Our theoretical analysis of the MSE resembles bias-variance analysis [see e.g. Geman et al. (1992)] in the way we decompose MSE into components. Regarding the connection of the bias-variance decomposition to the RR solution, we well know that enforcing strong regularization is likely to decrease variance and to increase bias. Further investigation is left for future work.

Finally, the setting relates to concept drift (Gama et al. 2014) and transfer learning (Pan and Yang 2010) settings in a sense that the training and the testing data distributions are different. However, in our setting there is no model adaptation during real-time operation.

7 Summary and conclusions

Systems relying on predictive models should be robust with regard to missing data, due to transient failures in the sensors, for instance. We focused on linear models for predictions, and theoretically analyzed the criteria for linear regression to be robust to missing values.
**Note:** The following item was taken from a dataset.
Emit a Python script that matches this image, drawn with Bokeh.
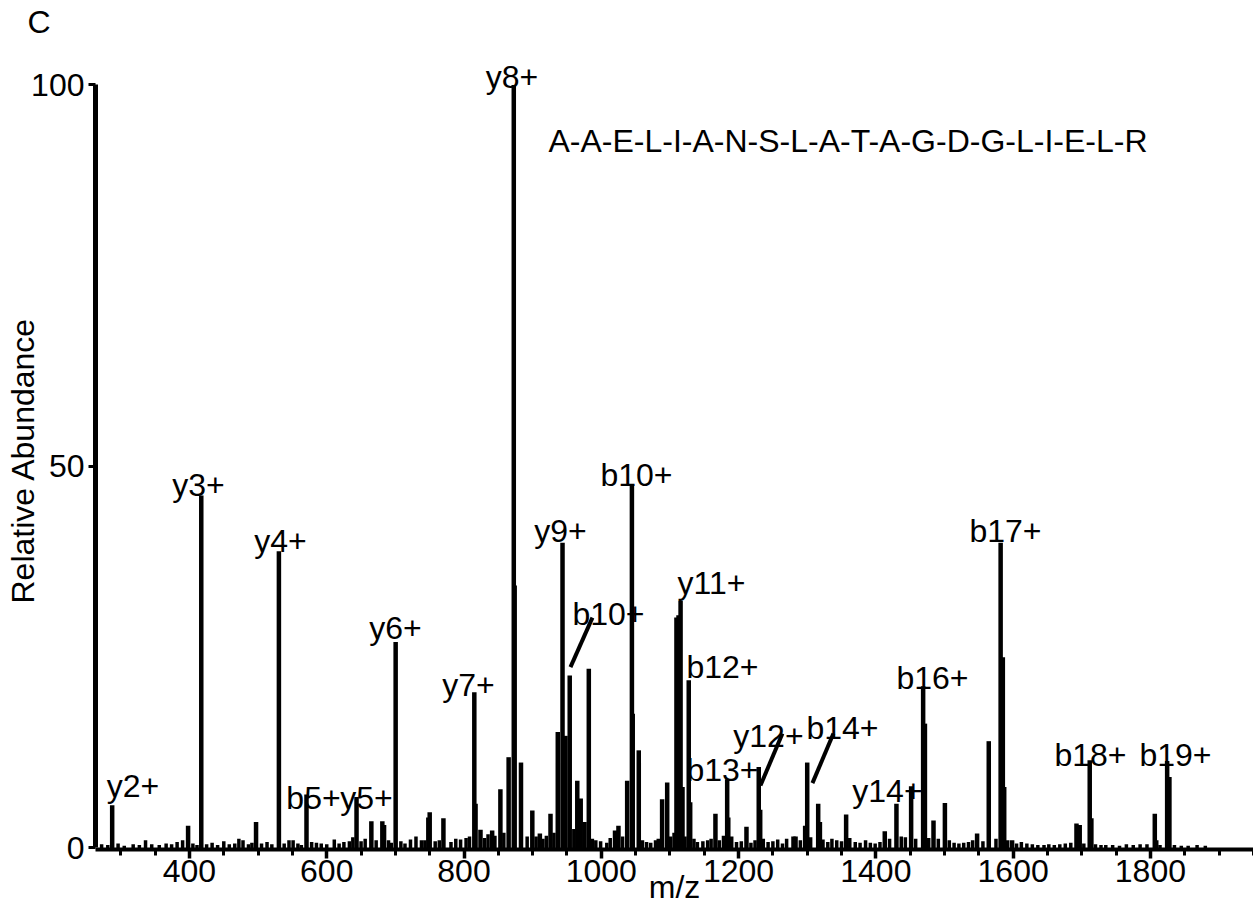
from bokeh.plotting import figure
from bokeh.models import (ColumnDataSource, LinearAxis, FixedTicker, Range1d, Label, Title)
from bokeh.core.properties import value
from bokeh.embed import file_html
from bokeh.resources import INLINE

FONT = "Liberation Sans"

# ---------------- data ----------------
# main (labelled / prominent) peaks: m/z and relative abundance
peak_mz = [287.4, 417.2, 530.3, 570.5, 643.4, 700.4, 815.0, 872.5, 943.5, 954.0,
           1044.6, 1115.5, 1127.4, 1183.4, 1229.4, 1300.0, 1316.0, 1430.0, 1468.9,
           1581.8, 1711.6, 1824.4]
peak_int = [5.6, 46.2, 38.9, 7.0, 6.7, 27.0, 20.4, 100.0, 40.0, 22.6,
            47.5, 32.4, 22.0, 9.0, 10.6, 11.2, 5.8, 5.8, 21.2,
            40.0, 11.5, 11.4]

# other (unlabelled) peaks
minor_mz = [398.0, 497.0, 665.0, 681.0, 683.5, 748.0, 750.0, 770.0, 816.8, 824.0,
            841.0, 853.0, 865.0, 873.8, 883.0, 899.5, 910.5, 926.0, 936.6, 947.8,
            965.0, 970.0, 975.5, 981.8, 1020.0, 1025.0, 1037.7, 1045.8, 1054.6, 1088.6,
            1096.0, 1109.5, 1112.5, 1118.3, 1129.5, 1166.3, 1185.0, 1211.5, 1231.5, 1280.0,
            1283.0, 1297.0, 1318.5, 1356.7, 1413.0, 1451.4, 1471.5, 1484.0, 1500.6, 1547.5,
            1564.5, 1585.0, 1587.0, 1598.5, 1692.3, 1697.0, 1714.0, 1806.4, 1808.5, 1827.7]
minor_int = [2.9, 3.4, 3.5, 3.5, 3.0, 4.0, 4.7, 3.9, 5.8, 2.4,
             2.3, 7.7, 11.9, 34.4, 11.2, 4.9, 1.9, 4.5, 15.2, 14.7,
             8.8, 6.5, 3.4, 23.5, 2.3, 2.9, 8.8, 17.6, 12.8, 6.4,
             8.6, 30.2, 30.5, 8.0, 6.0, 4.5, 4.0, 2.8, 5.0, 1.5,
             1.5, 2.9, 3.4, 4.4, 2.2, 8.1, 16.3, 3.6, 5.9, 1.9,
             14.0, 25.0, 8.0, 1.0, 3.2, 3.0, 3.9, 4.5, 1.0, 9.3]

# baseline noise spikes
noise_mz = [272, 281, 296, 305, 318, 327, 336, 345, 356, 366, 374, 382, 390, 405, 411,
            425, 433, 441, 450, 458, 466, 472, 478, 486, 491, 505, 513, 520, 538, 545,
            551, 558, 563, 578, 585, 592, 600, 611, 618, 625, 633, 638, 650, 656, 672,
            690, 694, 708, 714, 722, 730, 738, 743, 758, 764, 781, 788, 795, 803, 808,
            830, 835, 845, 858, 892, 905, 915, 920, 931, 960, 987, 992, 999, 1008, 1013,
            1031, 1060, 1066, 1072, 1079, 1083, 1101, 1106, 1122, 1135, 1140, 1148, 1155,
            1160, 1172, 1178, 1190, 1197, 1204, 1218, 1224, 1236, 1243, 1250, 1257, 1264,
            1270, 1290, 1305, 1323, 1330, 1336, 1343, 1350, 1362, 1370, 1377, 1385, 1392,
            1399, 1406, 1420, 1437, 1443, 1458, 1477, 1491, 1507, 1514, 1521, 1528, 1535,
            1541, 1556, 1575, 1592, 1605, 1612, 1620, 1628, 1636, 1645, 1652, 1660, 1668,
            1676, 1684, 1703, 1720, 1728, 1735, 1745, 1755, 1765, 1775, 1785, 1795, 1814,
            1835, 1845, 1855, 1868, 1880]
noise_int = [0.5, 0.4, 0.6, 0.3, 0.5, 0.4, 1.0, 0.5, 0.4, 0.6, 0.5, 0.8, 1.0, 0.6, 0.4,
             0.5, 0.7, 0.4, 0.9, 0.5, 0.6, 1.2, 1.0, 0.5, 0.7, 0.6, 0.8, 0.5, 0.6, 1.0,
             1.0, 0.6, 0.4, 0.8, 0.7, 0.6, 0.5, 1.1, 0.6, 0.8, 0.9, 1.4, 0.9, 1.2, 1.0,
             1.0, 0.7, 0.9, 0.6, 1.1, 1.5, 1.0, 1.0, 0.9, 1.0, 0.8, 1.2, 1.1, 1.3, 1.5,
             1.3, 1.8, 1.6, 2.0, 1.5, 1.5, 1.2, 1.6, 2.0, 2.5, 1.2, 1.0, 0.9, 0.7, 1.3,
             1.5, 1.0, 0.8, 0.7, 1.0, 1.2, 1.5, 2.0, 1.5, 1.2, 0.8, 0.9, 1.0,
             1.2, 1.0, 1.6, 1.5, 0.8, 0.9, 0.7, 1.0, 1.2, 0.8, 0.9, 1.1, 0.6,
             1.2, 1.0, 1.4, 1.1, 0.8, 1.2, 1.0, 0.9, 1.3, 0.8, 0.7, 1.0, 0.7,
             0.6, 0.8, 1.2, 1.5, 1.4, 1.2, 1.3, 1.2, 1.0, 0.7, 0.6, 0.7, 0.8,
             1.0, 0.9, 1.2, 1.0, 0.6, 0.8, 0.6, 0.5, 0.4, 0.4, 0.5, 0.4, 0.5,
             0.6, 0.7, 0.6, 0.5, 0.4, 0.4, 0.4, 0.3, 0.5, 0.4, 0.5, 0.5, 0.4,
             0.4, 0.3, 0.3, 0.4, 0.3]

# ion labels: text, anchor m/z (centre), anchor abundance (baseline)
ion_text = ["y2+", "y3+", "y4+", "b5+", "y5+", "y6+", "y7+", "y8+", "y9+", "b10+",
            "b10+", "y11+", "b12+", "b13+", "y12+", "b14+", "y14+", "b16+", "b17+",
            "b18+", "b19+"]
ion_x = [317.7, 413.0, 532.6, 580.7, 657.9, 700.1, 806.5, 869.8, 940.5, 1051.2,
         1010.4, 1160.5, 1176.5, 1176.5, 1243.5, 1351.3, 1416.9, 1482.5, 1588.8,
         1712.6, 1836.5]
ion_y = [8.06, 47.6, 40.3, 6.6, 6.6, 28.8, 21.3, 101.1, 41.6, 48.95,
         30.7, 34.7, 23.7, 10.2, 14.7, 15.7, 7.5, 22.3, 41.6,
         12.25, 12.25]

# leader lines from labels to peaks
lead_x0 = [987.1, 1263.9, 1338.2]
lead_y0 = [30.2, 15.0, 15.0]
lead_x1 = [955.1, 1231.9, 1307.6]
lead_y1 = [23.7, 8.2, 8.5]

sequence = "A-A-E-L-I-A-N-S-L-A-T-A-G-D-G-L-I-E-L-R"
x_ticks = [400, 600, 800, 1000, 1200, 1400, 1600, 1800]
x_minor = list(range(300, 1951, 50))
y_ticks = [0, 50, 100]

# ---------------- figure ----------------
p = figure(width=1253, height=907, output_backend="svg", toolbar_location=None,
           x_range=Range1d(263.1, 1950.2), y_range=Range1d(-0.197, 105.83),
           x_axis_type=None, y_axis_type=None,
           min_border_left=95, min_border_right=0, min_border_top=40, min_border_bottom=58)
p.outline_line_color = None
p.background_fill_color = "white"
p.border_fill_color = "white"

def style_axis(ax):
    ax.axis_line_color = "black"
    ax.major_tick_line_color = "black"
    ax.minor_tick_line_color = "black"
    ax.major_label_text_font = FONT
    ax.major_label_text_font_size = "32px"
    ax.major_label_text_color = "black"
    ax.major_tick_in = 0
    ax.minor_tick_in = 0

xaxis = LinearAxis(ticker=FixedTicker(ticks=x_ticks, minor_ticks=x_minor))
style_axis(xaxis)
xaxis.axis_line_width = 4
xaxis.major_tick_out = 9
xaxis.major_tick_line_width = 3.5
xaxis.minor_tick_out = 6
xaxis.minor_tick_line_width = 3
xaxis.major_label_standoff = 1
xaxis.axis_label = "m/z"
xaxis.axis_label_standoff = -16
xaxis.axis_label_text_font = FONT
xaxis.axis_label_text_font_size = "32px"
xaxis.axis_label_text_font_style = "normal"
xaxis.axis_label_text_color = "black"
p.add_layout(xaxis, "below")

yaxis = LinearAxis(ticker=FixedTicker(ticks=y_ticks), bounds=(0, 100))
style_axis(yaxis)
yaxis.axis_line_width = 5
yaxis.major_tick_out = 7
yaxis.major_tick_line_width = 3
yaxis.minor_tick_line_color = None
yaxis.major_label_standoff = 4
p.add_layout(yaxis, "left")

# panel letter
p.add_layout(Title(text="C", align="left", offset=-68, standoff=2, vertical_align="bottom",
                   text_font=FONT, text_font_size="32px", text_font_style="normal",
                   text_color="black"), "above")
# y axis title (outside the axis panel)
p.add_layout(Title(text="Relative Abundance", align="left", offset=246, standoff=-24,
                   vertical_align="bottom", text_font=FONT, text_font_size="32px",
                   text_font_style="normal", text_color="black"), "left")

all_src = ColumnDataSource(dict(mz=noise_mz, i=noise_int))
p.segment(x0="mz", y0=0, x1="mz", y1="i", source=all_src, line_color="black",
          line_width=3.5, line_cap="butt")
minor_src = ColumnDataSource(dict(mz=minor_mz, i=minor_int))
p.segment(x0="mz", y0=0, x1="mz", y1="i", source=minor_src, line_color="black",
          line_width=4.5, line_cap="butt")
main_src = ColumnDataSource(dict(mz=peak_mz, i=peak_int))
p.segment(x0="mz", y0=0, x1="mz", y1="i", source=main_src, line_color="black",
          line_width=4.5, line_cap="butt")

lead_src = ColumnDataSource(dict(x0=lead_x0, y0=lead_y0, x1=lead_x1, y1=lead_y1))
p.segment(x0="x0", y0="y0", x1="x1", y1="y1", source=lead_src, line_color="black",
          line_width=4, line_cap="butt")

lab_src = ColumnDataSource(dict(x=ion_x, y=ion_y, t=ion_text))
p.text(x="x", y="y", text="t", source=lab_src, text_font=value(FONT),
       text_font_size="32px", text_align="center", text_baseline="alphabetic",
       text_color="black")

p.add_layout(Label(x=923, y=92.7, text=sequence, text_font=FONT, text_font_size="32px",
                   text_align="left", text_baseline="alphabetic", text_color="black"))

open("out.html", "w").write(file_html(p, INLINE))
We derived an optimization criteria for linear regression with missing values. Based on this optimization criteria we developed an algorithm for learning predictive models from streaming data with missing values. Our experiments with benchmark data and a case study in environmental monitoring domain confirmed the theoretical results and demonstrated the effectiveness of the proposed strategy.

Our analysis relies on theoretical variance and covariance of the prediction. Potentially it could be extended to higher order regression models (e.g. quadratic), that would require much more involved theoretical analysis due to interaction terms. Alternatively, one could obtain non linear prediction models by using the same linear regression with non-linear input features.